陈清都的拳头,就砸在她耳侧不到一寸的墙壁上!力量之大,让那本就布满裂纹的墙体陷下去一个浅坑!
鲜血,顺着他砸在墙上的手背汩汩流下。
时间仿佛在这一刻凝固。
粗重的喘息声在两人之间回荡。
片刻后。
他缓缓地一点点地松开了钳制着单怡然衣襟的左手。
单怡然身体晃了一下,靠着墙壁才勉强站稳。
陈清都看也没看她一眼。
他转过身,拖着沉重的步伐,踉跄地走向客厅角落里那张相对完好的旧沙发。
他重重地坐了下去,沙发发出不堪重负的呻吟,有一只黑猫走入屋内,跳入了他的胸怀中躺下。
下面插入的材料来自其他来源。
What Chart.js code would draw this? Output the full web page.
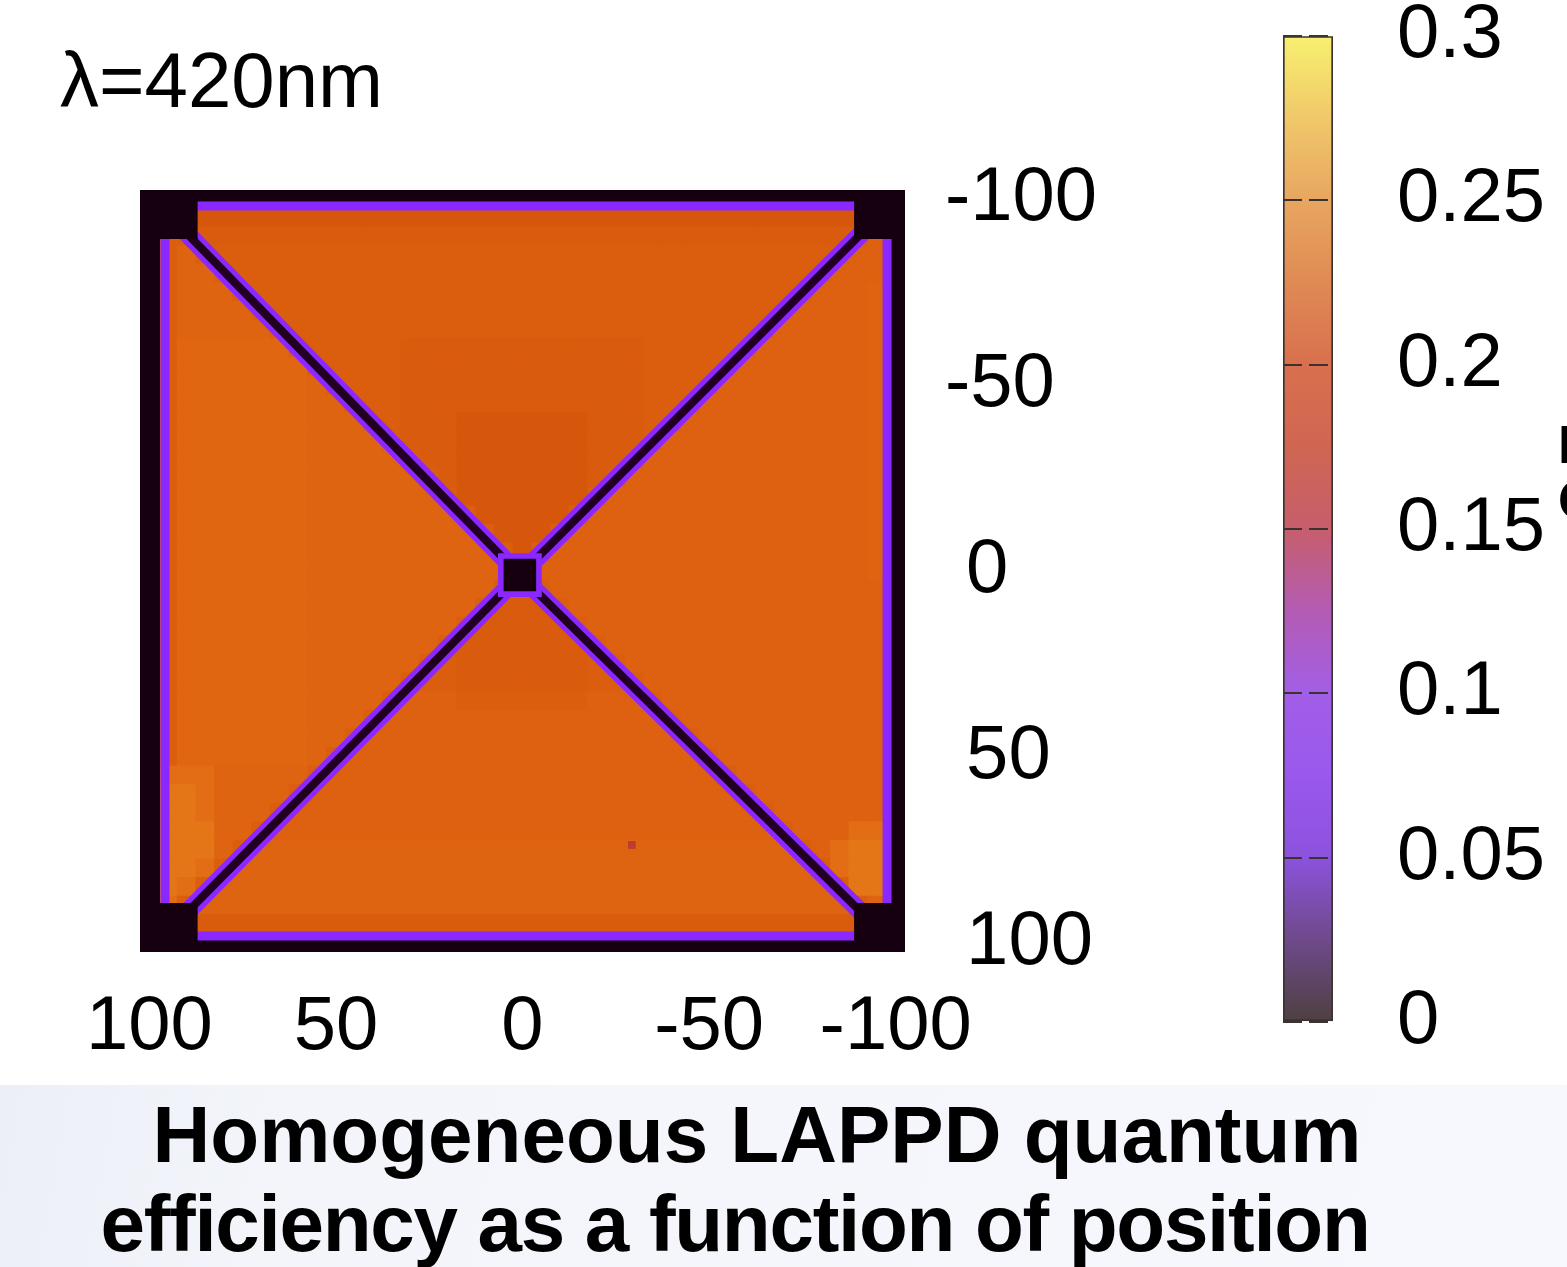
<!DOCTYPE html>
<html lang="en">
<head>
<meta charset="utf-8">
<title>LAPPD quantum efficiency map</title>
<script src="https://cdn.jsdelivr.net/npm/chart.js@4.4.1/dist/chart.umd.min.js"></script>
<style>
  html, body { margin: 0; padding: 0; background: #ffffff; }
  body { position: relative; width: 1567px; height: 1267px; overflow: hidden;
         font-family: "Liberation Sans", Arial, Helvetica, sans-serif; color: #000; }
  #band { position: absolute; left: 0; top: 1085px; width: 1567px; height: 182px;
          background: linear-gradient(100deg, #eceff6 0%, #f3f5fb 18%, #f6f8fd 100%); }
  canvas { position: absolute; top: 0; }
  #map { left: 0; }
  #cbar { left: 1200px; }
  .label { position: absolute; white-space: nowrap; }
  #lambda { left: 60px; top: 41px; font-size: 78px; line-height: 78px; }
  #side { left: 1558px; top: 417px; font-size: 53px; line-height: 55px; font-weight: bold; }
  .caption { text-align: center; font-size: 80px; line-height: 89px; font-weight: bold; }
  #cap1 { left: 0; top: 1090px; width: 1514px; }
  #cap2 { left: 0; top: 1179px; width: 1470px; letter-spacing: -1.3px; }
</style>
</head>
<body>
<div id="band"></div>
<canvas id="map" width="1200" height="1080"></canvas>
<canvas id="cbar" width="367" height="1080"></canvas>
<div class="label" id="lambda">λ=420nm</div>
<div class="label" id="side">LAPPD<br>QE</div>
<div class="label caption" id="cap1">Homogeneous LAPPD quantum</div>
<div class="label caption" id="cap2">efficiency as a function of position</div>
<script>
const FONT = '"Liberation Sans", Arial, Helvetica, sans-serif';

// scan grid centres (mm), columns left to right, rows top to bottom
const gridX = [100, 95, 90, 85, 80, 75, 70, 65, 60, 55, 50, 45, 40, 35, 30, 25, 20, 15, 10, 5, 0,
               -5, -10, -15, -20, -25, -30, -35, -40, -45, -50, -55, -60, -65, -70, -75, -80, -85, -90, -95, -100];
const gridY = [-100, -95, -90, -85, -80, -75, -70, -65, -60, -55, -50, -45, -40, -35, -30, -25, -20, -15, -10, -5, 0,
               5, 10, 15, 20, 25, 30, 35, 40, 45, 50, 55, 60, 65, 70, 75, 80, 85, 90, 95, 100];

// QE level of each code letter used in the rows
const qeCodes  = ['2', '3', '4', '5', '6', '7', '8', 'a'];
const qeValues = [0.198, 0.201, 0.203, 0.206, 0.208, 0.210, 0.215, 0.222];

// background QE, one string per row (spaces only for reading)
const qeRows = [
  '2222222222 2222222222 2222222222 2222222222 2',
  '34 2222222222 2222222222 2222222222 2222222 44',
  '344 3333333333 3333333333 3333333333 33333 454',
  '346 4444444444 4444444444 4444444444 44444 554',
  '3466 4444444444 4444444444 4444444444 444 5554',
  '34666 4444444444 4444444444 4444444444 4 55564',
  '346666 4444444444 4444444444 444444444 555564',
  '3466666 4444444444 4444444444 4444444 5555564',
  '34777777 444444 3333333333 333 444444 555555 64',
  '34 7777777 44444 3333333333 333 44444 5555555 64',
  '34 7777777 6 4444 3333333333 333 4444 55555555 64',
  '34 7777777 66 444 3333333333 333 444 555555555 64',
  '34 7777777 666 44 333 2222222 333 44 5555555555 64',
  '34 7777777 6666 4 333 2222222 333 4 5555555555 5 64',
  '34 7777777 66666 4 33 2222222 33 4 5555555555 55 64',
  '34 7777777 666666 4 3 2222222 3 4 5555555555 555 64',
  '34 7777777 6666666 4 2222222 4 5555555555 5555 64',
  '34 7777777 66666666 4 22222 4 5555555555 55555 64',
  '34 7777777 666666666 4 222 4 5555555555 555555 64',
  '34 7777777 6666666666 4 2 4 5555555555 5555555 64',
  '34 7777777 6666666666 6 4 5555555555 55555555 64',
  '34 7777777 6666666666 434 5555555555 55555555 4',
  '34 7777777 666666666 43334 5555555555 5555555 4',
  '34 7777777 66666666 4333334 5555555555 555555 4',
  '34 7777777 6666666 433333334 5555555555 55555 4',
  '34 7777777 666666 44 3333333 44 5555555555 5555 4',
  '34 7777777 66666 444 3333333 444 5555555555 555 4',
  '34 7777777 6666 4 555 4444444 555 4 5555555555 55 4',
  '34 7777777 666 4 5555555555 55555 4 5555555555 5 4',
  '34 7777777 66 4 5555555555 5555555 4 5555555555 4',
  '34 7777777 6 4 5555555555 555555555 4 555555555 4',
  '3 888 66666 4 5555555555 5555555555 5 4 55555555 4',
  '3 aa8 6666 4 5555555555 5555555555 555 4 5555555 4',
  '3 aa8 666 4 5555555555 5555555555 55555 4 555555 4',
  '3 aaa 66 4 5555555555 5555555555 5555555 4 555884',
  '3 aaa 6 4 6666666666 6666666666 666666666 4 58aa4',
  '3 aa8 4 6666666666 6666666666 6666666666 6 4 8aa4',
  '3a8 4 6666666666 6666666666 6666666666 666 4 aa4',
  '38 4 6666666666 6666666666 6666666666 66666 4 64',
  '3 4 3333333333 3333333333 3333333333 3333333 4 4',
  '2222222222 2222222222 2222222222 2222222222 2'
];

// low-QE structures on the photocathode (mm) and their QE
const frameEdge   = [[102.5, -102.5], [-102.5, -102.5], [-102.5, 102.5], [102.5, 102.5], [102.5, -102.5]];
const frameInner  = [[95.8, -98.2], [-97.7, -98.2], [-97.7, 98.2], [95.8, 98.2], [95.8, -98.2]];
const diagonalA   = [[94, -95], [0.7, 1.1], [-95, 96]];
const diagonalB   = [[-95, -95], [0.7, 1.1], [94, 96]];
const cornerPads  = [[93.5, -95.8], [-95.3, -95.8], [93.5, 95.8], [-95.3, 95.8]];
const centrePad   = [[0.7, 1.1]];
const darkSpot    = [[-29.3, 73.7]];
const edgeQE = 0.09, coreQE = 0.012, padQE = 0.0, spotQE = 0.17;

// axis ticks
const xTicks = [100, 50, 0, -50, -100];
const xTickLabels = ['100', '50', '0', '-50', '-100'];
const yTicks = [-100, -50, 0, 50, 100];
const yTickLabels = ['-100', '-50', '0', '50', '100'];
const cbTicks = [0, 0.05, 0.1, 0.15, 0.2, 0.25, 0.3];
const cbTickLabels = ['0', '0.05', '0.1', '0.15', '0.2', '0.25', '0.3'];

// palettes: map cells and colour box
const mapStops  = [0, 0.04, 0.07, 0.09, 0.12, 0.15, 0.18, 0.20, 0.21, 0.22, 0.24, 0.30];
const mapColors = ['#160010', '#3a0048', '#6a10c8', '#8a28ff', '#a030d0', '#b43060',
                   '#c44010', '#d85a0c', '#e06612', '#e47416', '#e88a2a', '#f8f040'];
const cbStops  = [0, 0.025, 0.05, 0.075, 0.1, 0.125, 0.15, 0.175, 0.2, 0.225, 0.25, 0.275, 0.3];
const cbColors = ['#4e4040', '#6e4a8a', '#8c52dc', '#9a58ee', '#a25ee6', '#b45cb4', '#c65e6c',
                  '#d06652', '#d8704e', '#e08a54', '#e8a660', '#f0c86a', '#f8f070'];

function hexToRgb(h) {
    const n = parseInt(h.slice(1), 16);
    return [n >> 16, (n >> 8) & 255, n & 255];
}
function mapColor(v) {
    if (v <= mapStops[0]) return mapColors[0];
    for (let k = 1; k < mapStops.length; k++) {
        if (v <= mapStops[k]) {
            const t = (v - mapStops[k - 1]) / (mapStops[k] - mapStops[k - 1]);
            const a = hexToRgb(mapColors[k - 1]), b = hexToRgb(mapColors[k]);
            return 'rgb(' + a.map((c, m) => Math.round(c + (b[m] - c) * t)).join(',') + ')';
        }
    }
    return mapColors[mapColors.length - 1];
}

const rows = qeRows.map(r => r.replace(/\s+/g, ''));
let cells = [];
rows.forEach((row, j) => {
    gridX.forEach((x, i) => {
        let code = row[i] || row[row.length - 1];
        cells.push({ x: x, y: gridY[j], v: qeValues[qeCodes.indexOf(code)] });
    });
});

function cellRadius(ctx) {
    let sx = ctx.chart.scales.x;
    let w = Math.abs(sx.getPixelForValue(gridX[0]) - sx.getPixelForValue(gridX[1]));
    return (w + 1) / Math.SQRT2;
}
function xy(list) {
    return list.map(p => ({ x: p[0], y: p[1] }));
}
function lineSet(points, qe, width, order) {
    return {
        data: xy(points), showLine: true, borderColor: mapColor(qe), borderWidth: width,
        pointRadius: 0, pointHoverRadius: 0, borderJoinStyle: 'miter', borderCapStyle: 'butt',
        tension: 0, clip: 0, order: order
    };
}
function blockSet(points, qe, radius, order) {
    return {
        data: xy(points), pointStyle: 'rect', pointRadius: radius, pointHoverRadius: radius,
        pointBackgroundColor: mapColor(qe), pointBorderWidth: 0, clip: 0, order: order
    };
}

const tickFont = { family: FONT, size: 76 };

const mapChart = new Chart(document.getElementById('map'), {
    type: 'scatter',
    data: {
        datasets: [
            {
                data: cells, pointStyle: 'rect', pointRadius: cellRadius, pointHoverRadius: cellRadius,
                pointBackgroundColor: ctx => ctx.raw ? mapColor(ctx.raw.v) : mapColor(0.206),
                pointBorderWidth: 0, order: 10
            },
            lineSet(frameEdge, padQE, 40, 9),
            lineSet(frameInner, edgeQE, 9, 8),
            lineSet(diagonalA, edgeQE, 18, 7),
            lineSet(diagonalB, edgeQE, 18, 7),
            lineSet(diagonalA, coreQE, 8, 6),
            lineSet(diagonalB, coreQE, 8, 6),
            blockSet(cornerPads, padQE, 34, 5),
            blockSet(centrePad, edgeQE, 31, 4),
            blockSet(centrePad, padQE, 23, 3),
            blockSet(darkSpot, spotQE, 5.5, 2)
        ]
    },
    options: {
        responsive: false,
        animation: false,
        events: [],
        layout: { padding: { left: 140, top: 190, right: 0, bottom: 0 } },
        plugins: { legend: { display: false }, tooltip: { enabled: false } },
        scales: {
            x: {
                type: 'linear', min: -102.5, max: 102.5, reverse: true, position: 'bottom',
                afterBuildTicks: s => { s.ticks = xTicks.map(v => ({ value: v })); },
                ticks: {
                    callback: v => xTickLabels[xTicks.indexOf(v)],
                    font: tickFont, color: '#000', padding: 30, maxRotation: 0, autoSkip: false
                },
                grid: { display: false, drawTicks: false, tickLength: 0 },
                border: { display: false },
                afterFit: s => { s.height = 128; }
            },
            y: {
                type: 'linear', min: -102.5, max: 102.5, reverse: true, position: 'right',
                afterBuildTicks: s => { s.ticks = yTicks.map(v => ({ value: v })); },
                ticks: {
                    // digits line up, the minus sign hangs to the left
                    callback: v => (v >= 0 ? ' ' : '') + yTickLabels[yTicks.indexOf(v)],
                    font: tickFont, color: '#000', padding: 40, crossAlign: 'near', autoSkip: false
                },
                grid: { display: false, drawTicks: false, tickLength: 0 },
                border: { display: false },
                afterFit: s => { s.width = 295; }
            }
        }
    }
});

const cbChart = new Chart(document.getElementById('cbar'), {
    type: 'bar',
    data: {
        labels: ['QE'],
        datasets: [{
            data: [[cbTicks[0], cbTicks[cbTicks.length - 1]]],
            backgroundColor: ctx => {
                let ch = ctx.chart, ys = ch.scales.y;
                if (!ch.chartArea || !ys) return cbColors[0];
                let g = ch.ctx.createLinearGradient(0, ys.getPixelForValue(0), 0, ys.getPixelForValue(0.3));
                cbStops.forEach((s, k) => g.addColorStop(s / 0.3, cbColors[k]));
                return g;
            },
            borderColor: '#3b3232', borderWidth: 2, borderSkipped: false,
            barPercentage: 1, categoryPercentage: 1
        }]
    },
    options: {
        responsive: false,
        animation: false,
        events: [],
        layout: { padding: { left: 83, top: 36, right: 0, bottom: 58 } },
        plugins: { legend: { display: false }, tooltip: { enabled: false } },
        scales: {
            x: { display: false },
            y: {
                position: 'right', min: 0, max: 0.3,
                afterBuildTicks: s => { s.ticks = cbTicks.map(v => ({ value: v })); },
                ticks: {
                    callback: v => cbTickLabels[cbTicks.indexOf(v)],
                    font: { family: FONT, size: 76, lineHeight: 0.9 },
                    color: '#000', padding: 2, crossAlign: 'near', autoSkip: false
                },
                // the tick mark itself is invisible, it only spaces the labels off the box
                grid: { color: '#3b3232', lineWidth: 2, drawTicks: true, tickLength: 62,
                        tickColor: 'rgba(0,0,0,0)', z: 1 },
                border: { display: false, dash: [19, 7] },
                afterFit: s => { s.width = 234; }
            }
        }
    }
});

const badRows = rows.map((r, j) => r.length !== gridX.length ? j + ':' + r.length : null).filter(Boolean);
if (badRows.length) {
    setTimeout(() => { throw new Error('row length mismatch ' + badRows.join(' ')); }, 0);
}
</script>
</body>
</html>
陈清都低下头,单手用力地撑住了自己的额头,遮住了大半张脸。
指缝间,有压抑不住的呜咽,可没过几秒,那呜咽又变成了几声低笑,笑声里充满了绝望、嘲讽和疯狂。
哭与笑,绝望与空洞,不断融入他的身子。
就在这一刻。
那个曾经或许还带着一丝少年意气的陈清都……彻底死了。
一个被仇恨、痛苦塑造的灵魂,从那破碎的躯壳里……站了起来。